Der Bauernverband legt da gleich mal nach und kündigt an, die Lebensmittelpreise werden in den kommenden Wochen noch weiter steigen. Die Begründung von Bauernpräsident Joachim Ruckwied ist dabei mehr als nachvollziehbar. Die erneuten Preissteigerungen hängen demnach nicht nur mit den derzeit deutlichen erhöhten Preisen für Energie, sondern auch für Futtermittel oder Dünger zusammen, so Ruckwied. Auch diese Preissteigerungen bei den bäuerlichen Produzenten werden sich im Ladenpreis darstellen. Die hohe Inflationsrate und damit der deutliche Kaufkraftverlust treibt bei den Menschen, die noch Geld in Form von Sparvermögen haben, zu Reaktionen.
Die Bürger dieses Landes sind ganz offensichtlich nicht die tumbe, ahnungslose Gruppierung von Steuerzahlern, die das alles über sich ergehen lassen. Wer derzeit versucht, seine Euro in Hartmetall umzutauschen, steht in der Schlange vor den einschlägigen Münz- und Goldverkaufsstellen und geht allerdings meist leer aus. Wer Gold, Silber oder Platin in Barren, also physisch für zu Hause, kaufen will, hatte in den letzten Wochen nicht viel Erfolg. „Derzeit nicht verfügbar", steht auf den digitalen Anzeigetafeln der Händler. Auffällig, vor allem Gold in Kleinstmengen, also in Ein-, 2,5-, Fünf-, oder Zehn-Gramm Stückelung sind praktisch nicht mehr erhältlich. Kein Wunder, gelten die Goldbarren-Kleinstmengen, eingeschweißt im Kunstsoff-Scheckkartenformat von Heraeus oder Degussa, längst als Zahlungsmittel. Immerhin hat sich der Preis für Kleinstbarren bei Gold, Silber oder Platin in den letzten drei Jahren je nach Stückelung fast verdreifacht, während die Edelmetall-Preise auf dem Weltmarkt lediglich Schwankungen von um bis zu 30 Prozent verzeichnen.

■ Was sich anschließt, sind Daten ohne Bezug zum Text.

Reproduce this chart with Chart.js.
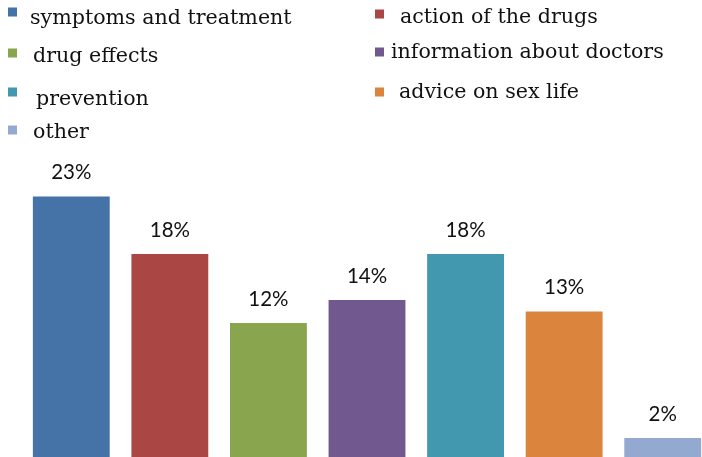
<!DOCTYPE html>
<html>
<head>
<meta charset="utf-8">
<script src="https://cdn.jsdelivr.net/npm/chart.js@4.4.1/dist/chart.umd.min.js"></script>
<style>
  html, body { margin: 0; padding: 0; background: #fff; overflow: hidden; }
  #wrap { position: absolute; left: 0; top: 0; width: 714px; height: 462px; }
</style>
</head>
<body>
<div id="wrap"><canvas id="myChart"></canvas></div>
<script>
const categories = [
  "symptoms and treatment",
  "action of the drugs",
  "drug effects",
  "information about doctors",
  "prevention",
  "advice on sex life",
  "other"
];
const shares = [23, 18, 12, 14, 18, 13, 2];
const colors = ["#4572A7", "#AA4643", "#89A54E", "#71588F", "#4198AF", "#DB843D", "#93A9CF"];

// legend is laid out in two columns, filled row by row
const legendSlots = [
  { col: 0, y: 18.5, box: 12, text: 30 },
  { col: 1, y: 17.5, box: 14, text: 400 },
  { col: 0, y: 56.5, box: 53, text: 33 },
  { col: 1, y: 52.5, box: 52, text: 391 },
  { col: 0, y: 99.5, box: 92, text: 36 },
  { col: 1, y: 92.5, box: 92, text: 399 },
  { col: 0, y: 132.5, box: 130, text: 33 }
];

const legendPlugin = {
  id: "twoColLegend",
  afterDraw(chart) {
    const c = chart.ctx;
    c.save();
    c.font = "20.6px 'DejaVu Serif'";
    c.textBaseline = "middle";
    categories.forEach((name, i) => {
      const s = legendSlots[i];
      const bx = s.col === 0 ? 8 : 375;
      c.fillStyle = colors[i];
      c.fillRect(bx, s.box - 4.5, 9, 9);
      c.fillStyle = "#111";
      c.fillText(name, s.text, s.y);
    });
    c.restore();
  }
};

const valueLabels = {
  id: "valueLabels",
  afterDatasetsDraw(chart) {
    const c = chart.ctx;
    const meta = chart.getDatasetMeta(0);
    c.save();
    c.font = "20.5px Lato";
    c.fillStyle = "#111";
    c.textAlign = "center";
    c.textBaseline = "middle";
    meta.data.forEach((bar, i) => {
      c.fillText(shares[i] + "%", bar.x, bar.y - 23);
    });
    c.restore();
  }
};

new Chart(document.getElementById("myChart"), {
  type: "bar",
  data: {
    labels: categories,
    datasets: [{
      data: shares,
      backgroundColor: colors,
      borderColor: "rgba(255,255,255,0.45)",
      borderWidth: 1,
      barPercentage: 0.8,
      categoryPercentage: 1
    }]
  },
  options: {
    responsive: true,
    maintainAspectRatio: false,
    animation: false,
    layout: { padding: { left: 22, right: 2, top: 172.5, bottom: 2 } },
    plugins: { legend: { display: false }, tooltip: { enabled: false } },
    scales: {
      x: { display: false },
      y: { display: false, min: 0, max: 25 }
    }
  },
  plugins: [legendPlugin, valueLabels]
});
</script>
</body>
</html>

Gerade der Sturm auf Gold und Silber in kleinen Mengen scheint eine alte Weisheit aus den Folgen des Dreißigjährigen-, Ersten und Zweiten Weltkrieg bei den Deutschen zu verstetigen: Ein Gramm Gold ist gleichwertig mit einem Laib Brot. Wer noch Geld auf der hohen Kante hat, versucht dieses krisensicher umzutauschen, auch wenn die Preise für Gold-, Silber-, oder Platinbarren absurd hoch sind.
Doch derzeit stehen die Menschen nicht nur bei den Edelmetallhändlern an. Sondern auch die Tafeln melden einen andauernden Ansturm auf Mehl, Nudeln, Öl, Obst oder Brot, dem sie nicht mehr wirklich gewachsen sind. Auch bei den Tafeln gilt deshalb immer öfter: „Derzeit nicht verfügbar".